FRANCESCA VON HABSBURG
We need to provide the resources required to rapidly move away from fossil fuels and prepare for the coming heavy weather; this would also pull huge swaths of humanity out of poverty, and provide many services now lacking – from fresh water to electricity. We cannot continue mitigating and adapting to climate change; in the grim language of the United Nations, we need to collectively use the crisis to leap somewhere that is, frankly, a better place than we are in now. This is why I have dedicated the work of my contemporary art Foundation TBA21 to working with artists who can inspire and explore new solutions that we all can focus on, solutions that will move us towards a collective achievement of a better and cleaner future. I am convinced that the artists that I am working with have ideas worth exploring, supporting and investing in – visionary projects like AREOSCENE by Tomas Saraceno. Because he helps us dream of solutions and gets us out of this mindset that we are locked into and paralyzed by. The future is a huge wake-up call, telling us that we need to evolve.

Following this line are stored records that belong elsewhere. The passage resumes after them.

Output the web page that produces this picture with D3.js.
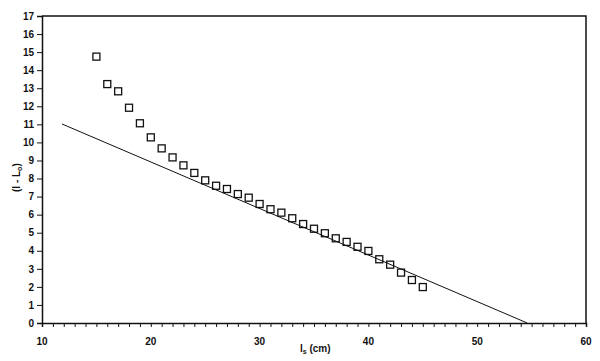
<!DOCTYPE html>
<html><head><meta charset="utf-8">
<script src="https://cdn.jsdelivr.net/npm/d3@7"></script>
<style>body{margin:0;background:#fff}svg{display:block}text{font-family:"Liberation Sans",Arial,sans-serif;font-weight:bold;fill:#111}</style>
</head><body><svg id="c" width="600" height="361"></svg>
<script>
const xValues = [15,16,17,18,19,20,21,22,23,24,25,26,27,28,29,30,31,32,33,34,35,36,37,38,39,40,41,42,43,44,45];
const yValues = [14.75,13.23,12.83,11.92,11.06,10.28,9.67,9.17,8.73,8.31,7.9,7.6,7.42,7.14,6.94,6.59,6.3,6.11,5.8,5.48,5.22,4.97,4.69,4.49,4.22,3.99,3.53,3.23,2.79,2.38,1.99];
const fitLine = [[11.84,11.02],[54.6,0]];
const xTicks = [10,20,30,40,50,60];
const yTicks = [0,1,2,3,4,5,6,7,8,9,10,11,12,13,14,15,16,17];

const svg = d3.select("#c");
const x = d3.scaleLinear().domain([10,60]).range([42,586]);
const y = d3.scaleLinear().domain([0,17]).range([323,16]);

// frame
svg.append("path").attr("d",`M${x(10)},${y(17)}H${x(60)}V${y(0)}`).attr("fill","none").attr("stroke","#111").attr("stroke-width",1.5);

// x axis
const xa = svg.append("g").attr("transform",`translate(0,${y(0)})`)
  .call(d3.axisBottom(x).tickValues(d3.range(10,61,1)).tickSize(4).tickFormat(""));
xa.select(".domain").attr("stroke","#111").attr("stroke-width",1.5);
xa.selectAll(".tick line").attr("stroke","#111").attr("stroke-width",1);
svg.selectAll(".xlab").data(xTicks).enter().append("text")
  .attr("x",d=>x(d)).attr("y",345).attr("text-anchor","middle").attr("font-size",10).text(d=>d);

// y axis
const ya = svg.append("g").attr("transform",`translate(${x(10)},0)`)
  .call(d3.axisLeft(y).tickValues(yTicks).tickSize(5).tickPadding(3));
ya.select(".domain").attr("stroke","#111").attr("stroke-width",1.5);
ya.selectAll(".tick line").attr("stroke","#111").attr("stroke-width",1);
ya.selectAll(".tick text").attr("font-size",10).attr("font-family","Liberation Sans, Arial, sans-serif").attr("font-weight","bold").attr("fill","#111");

// fit line
svg.append("line").attr("x1",x(fitLine[0][0])).attr("y1",y(fitLine[0][1]))
  .attr("x2",x(fitLine[1][0])).attr("y2",y(fitLine[1][1])).attr("stroke","#111").attr("stroke-width",1);

// points
svg.selectAll(".pt").data(xValues).enter().append("rect")
  .attr("x",(d)=>x(d)-3.5).attr("y",(d,i)=>y(yValues[i])-3.5).attr("width",7).attr("height",7)
  .attr("fill","none").attr("stroke","#111").attr("stroke-width",1.3);

// labels
const xl = svg.append("text").attr("x",300).attr("y",352).attr("font-size",10);
xl.append("tspan").text("l");
xl.append("tspan").attr("font-size",7).attr("dy",2).text("s");
xl.append("tspan").attr("dy",-2).text(" (cm)");

const yl = svg.append("text").attr("transform","translate(20,192) rotate(-90)").attr("font-size",10);
yl.append("tspan").text("(l - L");
yl.append("tspan").attr("font-size",7).attr("dy",2).text("o");
yl.append("tspan").attr("dy",-2).text(")");
</script></body></html>
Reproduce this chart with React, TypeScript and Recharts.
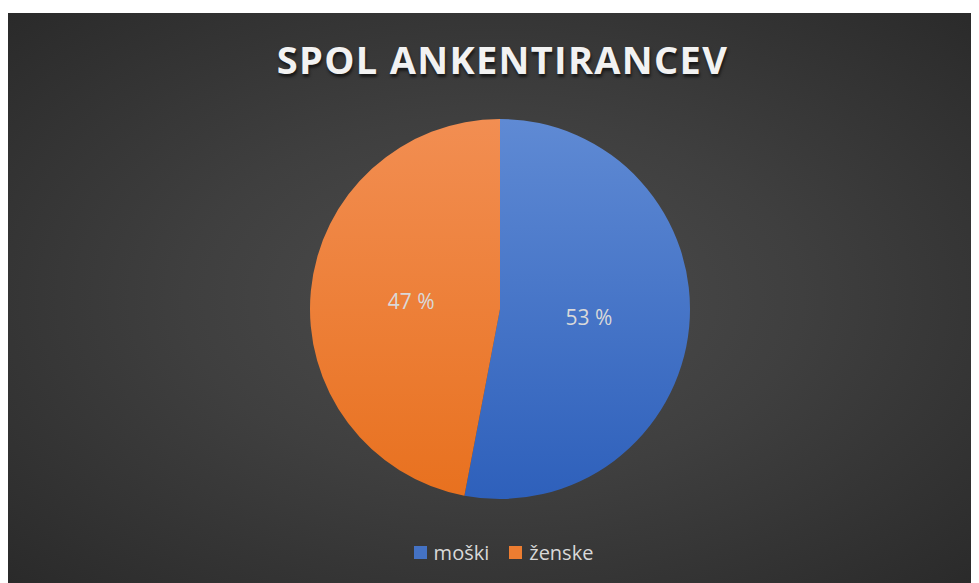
import React from "react";
import { PieChart, Pie, Cell, Legend } from "recharts";

const categories = ["moški", "ženske"];
const values = [53, 47];
const colorsTop = ["#5f8ad4", "#f28e52"];
const colorsBottom = ["#2e60bb", "#e8711f"];
const legendColors = ["#4472c4", "#ed7d31"];

const data = categories.map((name, i) => ({ name, value: values[i] }));

const RADIAN = Math.PI / 180;

const renderLabel = (props: any) => {
  const { cx, cy, midAngle, outerRadius, value } = props;
  const r = outerRadius * 0.47;
  const x = cx + r * Math.cos(-midAngle * RADIAN);
  const y = cy + r * Math.sin(-midAngle * RADIAN);
  return (
    <text
      x={x}
      y={y}
      fill="#d9d9d9"
      textAnchor="middle"
      dominantBaseline="central"
      fontSize={21}
      fontFamily="'Open Sans', sans-serif"
    >
      {`${value} %`}
    </text>
  );
};

const renderLegend = () => (
  <div
    style={{
      display: "flex",
      justifyContent: "center",
      alignItems: "center",
      gap: 20,
      paddingLeft: 20,
      fontFamily: "'Open Sans', sans-serif",
      fontSize: 20,
      color: "#d9d9d9",
    }}
  >
    {categories.map((c, i) => (
      <div key={c} style={{ display: "flex", alignItems: "center", gap: 7 }}>
        <span style={{ display: "inline-block", width: 13, height: 13, background: legendColors[i] }} />
        <span>{c}</span>
      </div>
    ))}
  </div>
);

export default function App() {
  return (
    <div
      style={{
        position: "relative",
        marginTop: 5,
        width: 971,
        height: 570,
        background: "radial-gradient(ellipse at 50% 50%, #4d4d4d 0%, #3f3f3f 45%, #2a2a2a 100%)",
      }}
    >
      <div
        style={{
          position: "absolute",
          top: 20,
          left: 9,
          width: "100%",
          textAlign: "center",
          fontFamily: "'Open Sans', sans-serif",
          fontWeight: 700,
          fontSize: 38,
          letterSpacing: 1.3,
          color: "#f2f2f2",
          textShadow: "1px 3px 3px rgba(0,0,0,0.6)",
          lineHeight: "52px",
        }}
      >
        SPOL ANKENTIRANCEV
      </div>
      <PieChart
        width={971}
        height={570}
        margin={{ top: 0, right: 0, bottom: 0, left: 0 }}
        style={{ position: "absolute", top: 0, left: 0 }}
      >
        <defs>
          {categories.map((c, i) => (
            <linearGradient key={c} id={`grad${i}`} x1="0" y1="0" x2="0" y2="1">
              <stop offset="0%" stopColor={colorsTop[i]} />
              <stop offset="100%" stopColor={colorsBottom[i]} />
            </linearGradient>
          ))}
        </defs>
        <Pie
          data={data}
          dataKey="value"
          nameKey="name"
          cx={492}
          cy={296}
          outerRadius={190}
          startAngle={90}
          endAngle={-270}
          stroke="none"
          label={renderLabel}
          labelLine={false}
          isAnimationActive={false}
        >
          {data.map((d, i) => (
            <Cell key={d.name} fill={`url(#grad${i})`} />
          ))}
        </Pie>
        <Legend
          content={renderLegend}
          verticalAlign="bottom"
          wrapperStyle={{ bottom: 17 }}
        />
      </PieChart>
    </div>
  );
}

We also have an exhibition with workshops this April, with Olafur Eliasson, called “Green Light”. It is a response to the terrible situation that the climate- and political refugees find themselves in today in Europe. The Green Light project responds to a situation of great uncertainty, both for refugees, who are often caught up in a legal and political limbo, and for the European societies that welcome them. Olafur Eliasson says: “It is my hope that Green Light will shine light on some of the challenges and responsibilities arising from the current refugee crisis in Europe and throughout the world. Green Light is an act of welcoming, addressed both to those who have fled hardship and instability in their home countries and to the residents of Vienna. It invites them to take part in the construction of something of value through a playful, creative process. Green Light attempts to question the values of similarity and otherness in our society and to help shape our feelings of identity and togetherness.”
Last year, as I saw things around me spiraling out of control around us – everything from politics and religion to the health of our planet – I decided to align my personal convictions about creating a healthier and safer planet together with the work of the Foundation – so that I could breathe again. I realized that my world had split into two, and to bring back some sanity, I needed to bring these two worlds together; I quickly realized that this was absolutely the right thing to do. And since I made that decision, I have been overwhelmed by the most amazing projects that defy traditional categorization, that want to articulate a shared passion for the world we live in. And at the same time, I am at peace with myself. The Foundation is doing better work than ever, and I feel that there is now hope, and that we can extract ourselves from a decomposing world, one that is stuck in repetition and ignorance and an insane addiction to fossil fuels. We have to get ourselves out of this mess because we really have no other choice choice; we need to prepare ourselves for massive changes – on a seismic scale. Art is a true voice that can help us better embrace that change and change with it, not against it.